_Data shown_:
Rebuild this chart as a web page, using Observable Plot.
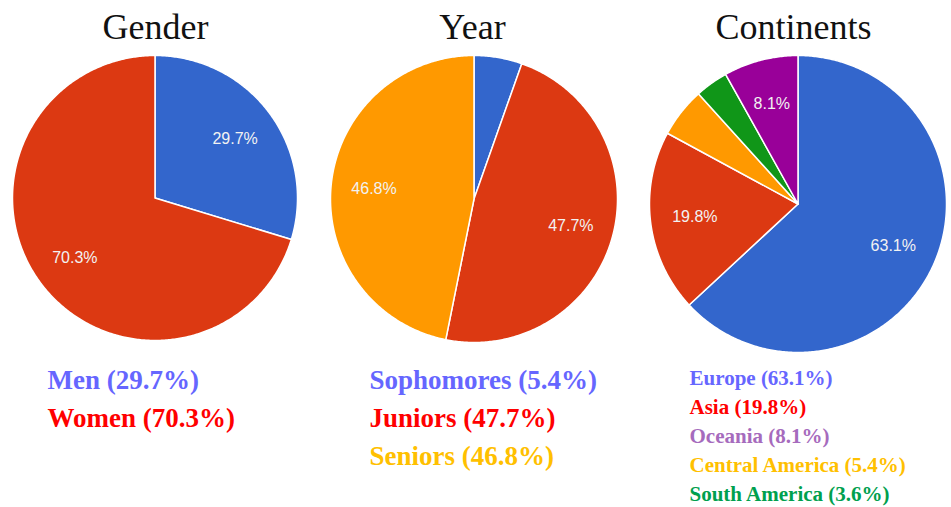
<!DOCTYPE html>
<html><head><meta charset="utf-8">
<script src="https://cdn.jsdelivr.net/npm/d3@7"></script>
<script src="https://cdn.jsdelivr.net/npm/@observablehq/plot@0.6"></script>
<style>html,body{margin:0;padding:0;background:#fff;}#chart{width:951px;height:507px;}</style>
</head><body><div id="chart"></div>
<script>
// ---- data ----
const genderCats = ["Men", "Women"];
const genderVals = [29.7, 70.3];
const yearCats = ["Sophomores", "Juniors", "Seniors"];
const yearVals = [5.4, 47.7, 46.8];
const contCats = ["Europe", "Asia", "Central America", "South America", "Oceania"];
const contVals = [63.1, 19.8, 5.4, 3.6, 8.1];
const contLegendOrder = ["Europe", "Asia", "Oceania", "Central America", "South America"];
const titles = ["Gender", "Year", "Continents"];

// ---- styles / layout ----
const W = 951, H = 507;
const slicePalette = {
  Men: "#3366cc", Women: "#dc3912",
  Sophomores: "#3366cc", Juniors: "#dc3912", Seniors: "#ff9900",
  Europe: "#3366cc", Asia: "#dc3912", "Central America": "#ff9900", "South America": "#109618", Oceania: "#990099"
};
const legendPalette = {
  Men: "#6666ff", Women: "#ff0000",
  Sophomores: "#6666ff", Juniors: "#ff0000", Seniors: "#ffc000",
  Europe: "#6666ff", Asia: "#ff0000", Oceania: "#a66bbd", "Central America": "#ffc000", "South America": "#00a04e"
};
const layout = [
  {cx: 154.5, cy: 197.5, r: 142.5, tx: 155, ty: 27, lx: 47, ly: 380, ldy: 38, lfs: 27},
  {cx: 473.5, cy: 198.5, r: 143.5, tx: 472, ty: 27, lx: 369, ly: 380, ldy: 38, lfs: 27},
  {cx: 797.5, cy: 203.5, r: 148.5, tx: 793, ty: 27, lx: 689, ly: 377.5, ldy: 29, lfs: 21}
];
const pies = [
  {cats: genderCats, vals: genderVals, legend: genderCats},
  {cats: yearCats, vals: yearVals, legend: yearCats},
  {cats: contCats, vals: contVals, legend: contLegendOrder}
];

const polys = [], sliceLabels = [], legendRows = [], titleRows = [];
pies.forEach((p, i) => {
  const L = layout[i];
  const arcs = d3.pie().sort(null).value(d => d)(p.vals);
  arcs.forEach((a, j) => {
    const key = i + "-" + j, cat = p.cats[j];
    polys.push({key, cat, x: L.cx, y: L.cy});
    const n = Math.max(2, Math.ceil((a.endAngle - a.startAngle) / 0.01));
    for (let k = 0; k <= n; k++) {
      const t = a.startAngle + (a.endAngle - a.startAngle) * k / n;
      polys.push({key, cat, x: L.cx + L.r * Math.sin(t), y: L.cy - L.r * Math.cos(t)});
    }
    polys.push({key, cat, x: L.cx, y: L.cy});
    if (p.vals[j] >= 8) {
      const m = (a.startAngle + a.endAngle) / 2;
      sliceLabels.push({x: L.cx + 0.7 * L.r * Math.sin(m), y: L.cy - 0.7 * L.r * Math.cos(m), text: p.vals[j].toFixed(1) + "%"});
    }
  });
  p.legend.forEach((cat, k) => {
    const v = p.vals[p.cats.indexOf(cat)];
    legendRows.push({x: L.lx, y: L.ly + k * L.ldy, text: `${cat} (${v.toFixed(1)}%)`, cat, fs: L.lfs});
  });
  titleRows.push({x: L.tx, y: L.ty, text: titles[i]});
});

const chart = Plot.plot({
  width: W, height: H,
  margin: 0,
  x: {domain: [0, W], range: [0, W], axis: null},
  y: {domain: [0, H], range: [0, H], axis: null},
  style: {background: "#fff"},
  marks: [
    Plot.line(polys, {x: "x", y: "y", z: "key", fill: d => slicePalette[d.cat], stroke: "#ffffff", strokeWidth: 1.5, strokeLinejoin: "round", curve: "linear"}),
    Plot.text(sliceLabels, {x: "x", y: "y", text: "text", fill: "#f2f2f2", fontSize: 16, fontFamily: "Liberation Sans, Arial, sans-serif"}),
    Plot.text(titleRows, {x: "x", y: "y", text: "text", fill: "#111", fontSize: 36, fontFamily: "Liberation Serif, serif"}),
    ...[27, 21].map(fs => Plot.text(legendRows.filter(d => d.fs === fs), {x: "x", y: "y", text: "text", fill: d => legendPalette[d.cat], textAnchor: "start", fontSize: fs, fontWeight: "bold", fontFamily: "Liberation Serif, serif"}))
  ]
});
document.getElementById("chart").appendChild(chart);
</script></body></html>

_Task requirements_:
Copy each line of the data that contains the word "chart".

_Task answer_:
Rebuild this chart as a web page, using Observable Plot.
<style>html,body{margin:0;padding:0;background:#fff;}#chart{width:951px;height:507px;}</style>
</head><body><div id="chart"></div>
const chart = Plot.plot({
document.getElementById("chart").appendChild(chart);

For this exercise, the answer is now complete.